Monday, April 19, 2010

Crisis of Belief

When you're at your breaking point and haven't heard from God for a season, it's so incredible to finally feel that He is near--to hear His voice, not audibly, but in a circumstance. This is where I am right now, and I've had such a shawl of comfort draped over my shoulders. Comfort is such a mild way of putting it, really.

We've had a season of change, and with that came so many questions, fears, a crisis of belief, panic, etc. The moment we make a decision and it looks bad, I immediately begin questioning my ability to hear God's voice, to be directed by His purpose. I have a misconception that a smooth path means God is leading, while a rocky, uphill trail means He has abandoned us. But looking at scripture, there are many times when He led someone whom He loved up a steep slope. Abraham. Moses. Paul. Jesus.

What if this hard season is God's leading to something different, something better? Or just simply a new level of trust in Him and understanding of His provision? We made a change that we really did pray about, so we were left shocked when it was not what we anticipated. At all. Immediately, I fell in defeat to the idea that it was foolish. (And maybe it was. I'm still trying to let God show me the full story.) But what if what looks scary to us is in fact where God planned for us to go all along? What if it's a journey toward where He wants us to be--a journey we would've missed had we not made a change? Honestly, right now, I don't know. But I do know that He is not surprised by this and that He has still been faithful in providing for us. Some days there is work, while others there is not. But He does still provide. Sometimes it's in ways that may puff us up with pride; other times, it's in ways that we are being humbled.

The thing is that He didn't specify which way it'd be--just that there would be a way.

Through all this, I've had a crisis of belief. I've questioned, like Eve did in the garden with the serpent, whether I really ever even knew God or how He works. Did I ever walk closely with Him, or was that an illusion? I'm sure Satan loves nothing more than to see God's children ask questions like these. But I think they're good for us. Now, I can remember this time in my faith where I had such haunting questions--but I can also remember that God has shown me in scripture who He is and has given me proof (even just this morning!) that He does hear me when I cry out to Him. He has not abandoned us. He does love us. He is near.

To spare you a long story, I almost voiced a concern last night about yet another decision to be made, when something stopped me. I decided instead to just pray that God would speak to my husband about what to do concerning it today. This morning he read Proverbs 19 and came to me before leaving for work with a different outlook on the decision--that he should wait with patience and try being content with what God's given him thus far. I couldn't believe it! I know deep in my heart that God answered me this morning.
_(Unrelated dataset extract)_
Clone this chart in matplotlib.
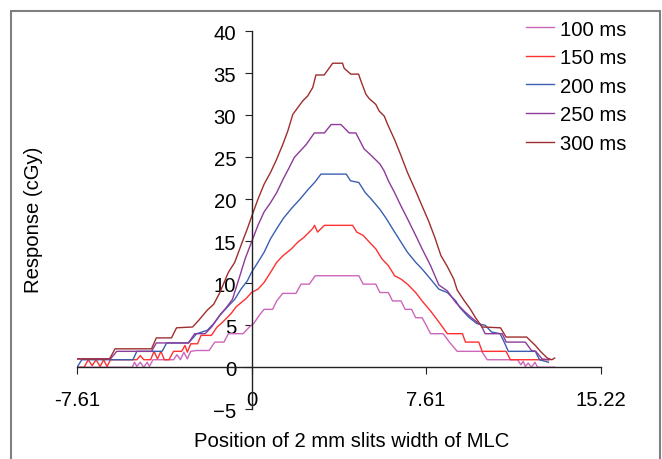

He showed me tangibly (because I hadn't voiced my small concern to my husband at all) that He heard my prayer last night.

Crisis of belief over.

I'm realizing other things about myself, too. I'm not too much different than the Israelites when they were being complete morons, wanting to head back into slavery. They were on a hard, rocky journey toward something better. But all they could see was the wilderness. There's no promise land really. It was all an illusion. But it wasn't. God hadn't lied to them.

He doesn't lie.

I'm not saying we were in slavery! But I am saying that the moment something begins to look even harder than I perceived things were before, my first reaction is to think all was perfect...when it wasn't. It's a lie that--when we believe it--bring Satan joy. If we do go back to what we knew before, I still believe there was a purpose for this time. If we move onto something else, I still believe there was a purpose for this time.

So far what I'm learning is: God is not circumstantial. He is not greater when things are smooth and weaker when they are not. No matter what He has called us to--luxury or hardship--we are here to glorify Him. Period.